Reproduce the listing exactly, with no pictures in your copy.
┌──
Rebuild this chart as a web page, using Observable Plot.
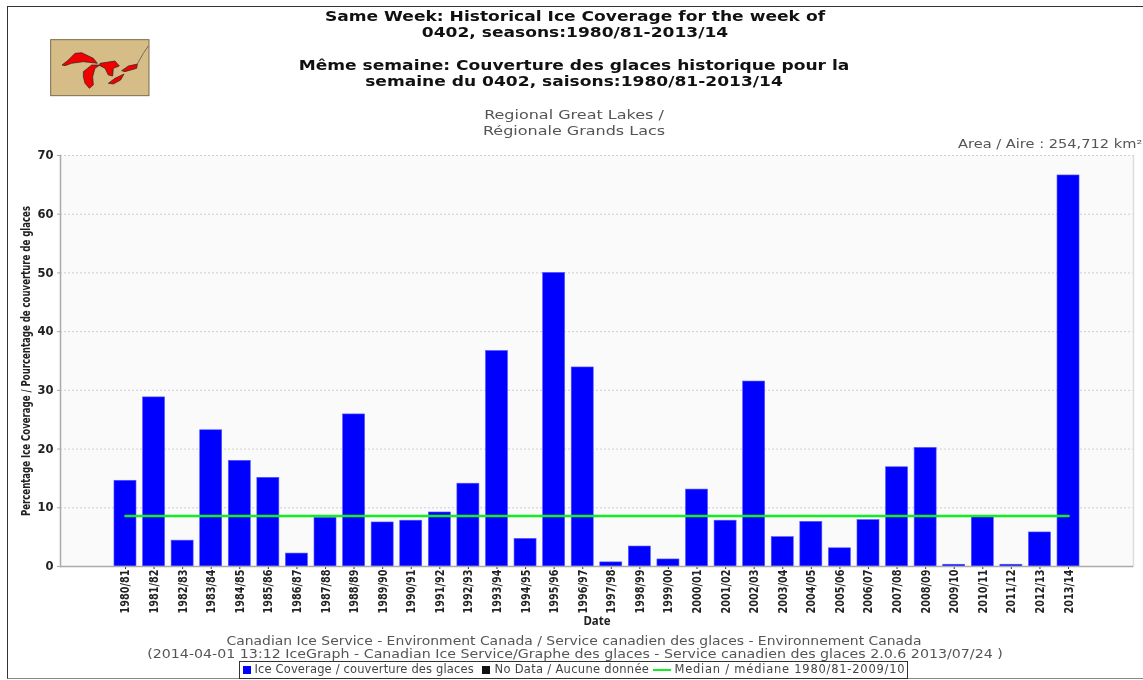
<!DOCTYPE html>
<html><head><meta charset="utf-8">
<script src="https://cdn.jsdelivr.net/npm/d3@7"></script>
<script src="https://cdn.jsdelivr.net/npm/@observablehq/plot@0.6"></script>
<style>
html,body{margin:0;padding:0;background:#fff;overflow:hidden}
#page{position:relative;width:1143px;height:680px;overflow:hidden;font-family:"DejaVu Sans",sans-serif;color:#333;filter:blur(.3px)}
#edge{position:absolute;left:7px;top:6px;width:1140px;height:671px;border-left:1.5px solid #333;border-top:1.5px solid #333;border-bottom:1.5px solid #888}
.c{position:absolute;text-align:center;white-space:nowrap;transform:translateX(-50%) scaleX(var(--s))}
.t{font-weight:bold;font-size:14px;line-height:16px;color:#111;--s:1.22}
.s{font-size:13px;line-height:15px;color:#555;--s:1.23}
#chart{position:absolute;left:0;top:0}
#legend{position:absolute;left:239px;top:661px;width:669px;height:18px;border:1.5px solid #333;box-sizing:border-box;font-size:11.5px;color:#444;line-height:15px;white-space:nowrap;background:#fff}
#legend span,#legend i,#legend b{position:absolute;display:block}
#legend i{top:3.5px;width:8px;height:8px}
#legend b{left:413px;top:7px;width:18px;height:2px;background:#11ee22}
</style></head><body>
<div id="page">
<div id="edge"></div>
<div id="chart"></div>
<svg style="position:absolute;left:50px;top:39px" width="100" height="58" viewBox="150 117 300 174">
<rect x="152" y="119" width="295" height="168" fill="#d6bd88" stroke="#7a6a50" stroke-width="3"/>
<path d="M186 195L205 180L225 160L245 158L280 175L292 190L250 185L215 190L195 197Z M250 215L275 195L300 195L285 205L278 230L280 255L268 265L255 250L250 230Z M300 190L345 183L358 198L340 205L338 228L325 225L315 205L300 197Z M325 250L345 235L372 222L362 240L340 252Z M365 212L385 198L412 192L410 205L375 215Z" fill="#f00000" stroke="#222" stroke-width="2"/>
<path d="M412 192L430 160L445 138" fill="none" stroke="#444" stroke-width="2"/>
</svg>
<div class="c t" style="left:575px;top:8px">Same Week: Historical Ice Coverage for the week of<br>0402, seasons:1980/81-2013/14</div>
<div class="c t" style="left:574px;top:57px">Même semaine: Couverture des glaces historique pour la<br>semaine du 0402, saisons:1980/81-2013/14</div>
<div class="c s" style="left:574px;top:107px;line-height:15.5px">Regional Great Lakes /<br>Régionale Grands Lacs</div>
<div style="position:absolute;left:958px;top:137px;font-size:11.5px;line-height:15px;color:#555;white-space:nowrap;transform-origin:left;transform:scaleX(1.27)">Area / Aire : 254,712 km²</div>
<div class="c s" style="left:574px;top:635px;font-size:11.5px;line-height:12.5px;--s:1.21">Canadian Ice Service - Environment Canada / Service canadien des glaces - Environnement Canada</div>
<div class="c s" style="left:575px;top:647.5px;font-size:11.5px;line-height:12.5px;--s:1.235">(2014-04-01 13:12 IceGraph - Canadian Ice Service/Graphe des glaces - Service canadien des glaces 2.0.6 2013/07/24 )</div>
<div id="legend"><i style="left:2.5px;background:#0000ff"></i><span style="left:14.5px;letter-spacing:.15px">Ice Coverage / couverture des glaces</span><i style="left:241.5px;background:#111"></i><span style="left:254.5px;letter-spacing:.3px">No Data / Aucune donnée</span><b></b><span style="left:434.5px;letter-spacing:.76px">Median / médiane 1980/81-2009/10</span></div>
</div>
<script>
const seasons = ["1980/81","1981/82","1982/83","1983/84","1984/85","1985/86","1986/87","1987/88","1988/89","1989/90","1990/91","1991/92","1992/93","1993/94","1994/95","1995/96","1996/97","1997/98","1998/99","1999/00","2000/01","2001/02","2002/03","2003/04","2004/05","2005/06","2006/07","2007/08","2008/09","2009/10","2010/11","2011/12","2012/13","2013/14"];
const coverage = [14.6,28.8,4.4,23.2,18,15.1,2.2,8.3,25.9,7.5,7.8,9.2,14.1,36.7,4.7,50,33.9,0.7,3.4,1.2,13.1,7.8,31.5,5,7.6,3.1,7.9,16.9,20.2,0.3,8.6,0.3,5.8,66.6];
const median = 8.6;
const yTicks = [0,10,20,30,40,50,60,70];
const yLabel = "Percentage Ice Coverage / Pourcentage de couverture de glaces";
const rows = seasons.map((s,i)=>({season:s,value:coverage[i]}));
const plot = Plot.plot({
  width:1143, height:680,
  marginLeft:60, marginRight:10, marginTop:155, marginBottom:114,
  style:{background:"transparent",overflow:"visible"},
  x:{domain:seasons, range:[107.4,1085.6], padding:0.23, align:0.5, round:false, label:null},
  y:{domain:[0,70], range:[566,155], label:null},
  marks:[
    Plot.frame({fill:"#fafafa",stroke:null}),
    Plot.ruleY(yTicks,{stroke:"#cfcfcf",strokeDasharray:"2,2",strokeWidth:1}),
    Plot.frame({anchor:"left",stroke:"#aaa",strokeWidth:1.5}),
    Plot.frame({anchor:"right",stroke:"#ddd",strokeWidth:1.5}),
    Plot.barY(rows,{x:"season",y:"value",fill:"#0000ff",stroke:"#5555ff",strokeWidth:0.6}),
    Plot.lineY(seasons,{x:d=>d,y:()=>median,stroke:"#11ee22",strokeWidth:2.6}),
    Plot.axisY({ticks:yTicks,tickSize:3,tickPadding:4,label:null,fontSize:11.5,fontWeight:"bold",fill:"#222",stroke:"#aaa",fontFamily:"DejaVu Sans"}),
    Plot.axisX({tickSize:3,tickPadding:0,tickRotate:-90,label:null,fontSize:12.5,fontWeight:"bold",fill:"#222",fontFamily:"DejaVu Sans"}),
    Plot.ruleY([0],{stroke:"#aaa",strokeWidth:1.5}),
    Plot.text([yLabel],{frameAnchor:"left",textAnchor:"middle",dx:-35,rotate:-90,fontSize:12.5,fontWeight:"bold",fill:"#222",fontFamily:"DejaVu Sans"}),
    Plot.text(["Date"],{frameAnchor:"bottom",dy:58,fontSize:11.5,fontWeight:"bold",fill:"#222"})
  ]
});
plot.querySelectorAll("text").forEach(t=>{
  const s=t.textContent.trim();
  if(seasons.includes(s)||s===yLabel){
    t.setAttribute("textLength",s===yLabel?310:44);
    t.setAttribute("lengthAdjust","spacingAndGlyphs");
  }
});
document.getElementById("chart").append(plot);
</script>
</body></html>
└──
**Exercise response**
Rebuild this chart as a web page, using Observable Plot.
<!DOCTYPE html>
<html><head><meta charset="utf-8">
<script src="https://cdn.jsdelivr.net/npm/d3@7"></script>
<script src="https://cdn.jsdelivr.net/npm/@observablehq/plot@0.6"></script>
<style>
html,body{margin:0;padding:0;background:#fff;overflow:hidden}
#page{position:relative;width:1143px;height:680px;overflow:hidden;font-family:"DejaVu Sans",sans-serif;color:#333;filter:blur(.3px)}
#edge{position:absolute;left:7px;top:6px;width:1140px;height:671px;border-left:1.5px solid #333;border-top:1.5px solid #333;border-bottom:1.5px solid #888}
.c{position:absolute;text-align:center;white-space:nowrap;transform:translateX(-50%) scaleX(var(--s))}
.t{font-weight:bold;font-size:14px;line-height:16px;color:#111;--s:1.22}
.s{font-size:13px;line-height:15px;color:#555;--s:1.23}
#chart{position:absolute;left:0;top:0}
#legend{position:absolute;left:239px;top:661px;width:669px;height:18px;border:1.5px solid #333;box-sizing:border-box;font-size:11.5px;color:#444;line-height:15px;white-space:nowrap;background:#fff}
#legend span,#legend i,#legend b{position:absolute;display:block}
#legend i{top:3.5px;width:8px;height:8px}
#legend b{left:413px;top:7px;width:18px;height:2px;background:#11ee22}
</style></head><body>
<div id="page">
<div id="edge"></div>
<div id="chart"></div>
<svg style="position:absolute;left:50px;top:39px" width="100" height="58" viewBox="150 117 300 174">
<rect x="152" y="119" width="295" height="168" fill="#d6bd88" stroke="#7a6a50" stroke-width="3"/>
<path d="M186 195L205 180L225 160L245 158L280 175L292 190L250 185L215 190L195 197Z M250 215L275 195L300 195L285 205L278 230L280 255L268 265L255 250L250 230Z M300 190L345 183L358 198L340 205L338 228L325 225L315 205L300 197Z M325 250L345 235L372 222L362 240L340 252Z M365 212L385 198L412 192L410 205L375 215Z" fill="#f00000" stroke="#222" stroke-width="2"/>
<path d="M412 192L430 160L445 138" fill="none" stroke="#444" stroke-width="2"/>
</svg>
<div class="c t" style="left:575px;top:8px">Same Week: Historical Ice Coverage for the week of<br>0402, seasons:1980/81-2013/14</div>
<div class="c t" style="left:574px;top:57px">Même semaine: Couverture des glaces historique pour la<br>semaine du 0402, saisons:1980/81-2013/14</div>
<div class="c s" style="left:574px;top:107px;line-height:15.5px">Regional Great Lakes /<br>Régionale Grands Lacs</div>
<div style="position:absolute;left:958px;top:137px;font-size:11.5px;line-height:15px;color:#555;white-space:nowrap;transform-origin:left;transform:scaleX(1.27)">Area / Aire : 254,712 km²</div>
<div class="c s" style="left:574px;top:635px;font-size:11.5px;line-height:12.5px;--s:1.21">Canadian Ice Service - Environment Canada / Service canadien des glaces - Environnement Canada</div>
<div class="c s" style="left:575px;top:647.5px;font-size:11.5px;line-height:12.5px;--s:1.235">(2014-04-01 13:12 IceGraph - Canadian Ice Service/Graphe des glaces - Service canadien des glaces 2.0.6 2013/07/24 )</div>
<div id="legend"><i style="left:2.5px;background:#0000ff"></i><span style="left:14.5px;letter-spacing:.15px">Ice Coverage / couverture des glaces</span><i style="left:241.5px;background:#111"></i><span style="left:254.5px;letter-spacing:.3px">No Data / Aucune donnée</span><b></b><span style="left:434.5px;letter-spacing:.76px">Median / médiane 1980/81-2009/10</span></div>
</div>
<script>
const seasons = ["1980/81","1981/82","1982/83","1983/84","1984/85","1985/86","1986/87","1987/88","1988/89","1989/90","1990/91","1991/92","1992/93","1993/94","1994/95","1995/96","1996/97","1997/98","1998/99","1999/00","2000/01","2001/02","2002/03","2003/04","2004/05","2005/06","2006/07","2007/08","2008/09","2009/10","2010/11","2011/12","2012/13","2013/14"];
const coverage = [14.6,28.8,4.4,23.2,18,15.1,2.2,8.3,25.9,7.5,7.8,9.2,14.1,36.7,4.7,50,33.9,0.7,3.4,1.2,13.1,7.8,31.5,5,7.6,3.1,7.9,16.9,20.2,0.3,8.6,0.3,5.8,66.6];
const median = 8.6;
const yTicks = [0,10,20,30,40,50,60,70];
const yLabel = "Percentage Ice Coverage / Pourcentage de couverture de glaces";
const rows = seasons.map((s,i)=>({season:s,value:coverage[i]}));
const plot = Plot.plot({
  width:1143, height:680,
  marginLeft:60, marginRight:10, marginTop:155, marginBottom:114,
  style:{background:"transparent",overflow:"visible"},
  x:{domain:seasons, range:[107.4,1085.6], padding:0.23, align:0.5, round:false, label:null},
  y:{domain:[0,70], range:[566,155], label:null},
  marks:[
    Plot.frame({fill:"#fafafa",stroke:null}),
    Plot.ruleY(yTicks,{stroke:"#cfcfcf",strokeDasharray:"2,2",strokeWidth:1}),
    Plot.frame({anchor:"left",stroke:"#aaa",strokeWidth:1.5}),
    Plot.frame({anchor:"right",stroke:"#ddd",strokeWidth:1.5}),
    Plot.barY(rows,{x:"season",y:"value",fill:"#0000ff",stroke:"#5555ff",strokeWidth:0.6}),
    Plot.lineY(seasons,{x:d=>d,y:()=>median,stroke:"#11ee22",strokeWidth:2.6}),
    Plot.axisY({ticks:yTicks,tickSize:3,tickPadding:4,label:null,fontSize:11.5,fontWeight:"bold",fill:"#222",stroke:"#aaa",fontFamily:"DejaVu Sans"}),
    Plot.axisX({tickSize:3,tickPadding:0,tickRotate:-90,label:null,fontSize:12.5,fontWeight:"bold",fill:"#222",fontFamily:"DejaVu Sans"}),
    Plot.ruleY([0],{stroke:"#aaa",strokeWidth:1.5}),
    Plot.text([yLabel],{frameAnchor:"left",textAnchor:"middle",dx:-35,rotate:-90,fontSize:12.5,fontWeight:"bold",fill:"#222",fontFamily:"DejaVu Sans"}),
    Plot.text(["Date"],{frameAnchor:"bottom",dy:58,fontSize:11.5,fontWeight:"bold",fill:"#222"})
  ]
});
plot.querySelectorAll("text").forEach(t=>{
  const s=t.textContent.trim();
  if(seasons.includes(s)||s===yLabel){
    t.setAttribute("textLength",s===yLabel?310:44);
    t.setAttribute("lengthAdjust","spacingAndGlyphs");
  }
});
document.getElementById("chart").append(plot);
</script>
</body></html>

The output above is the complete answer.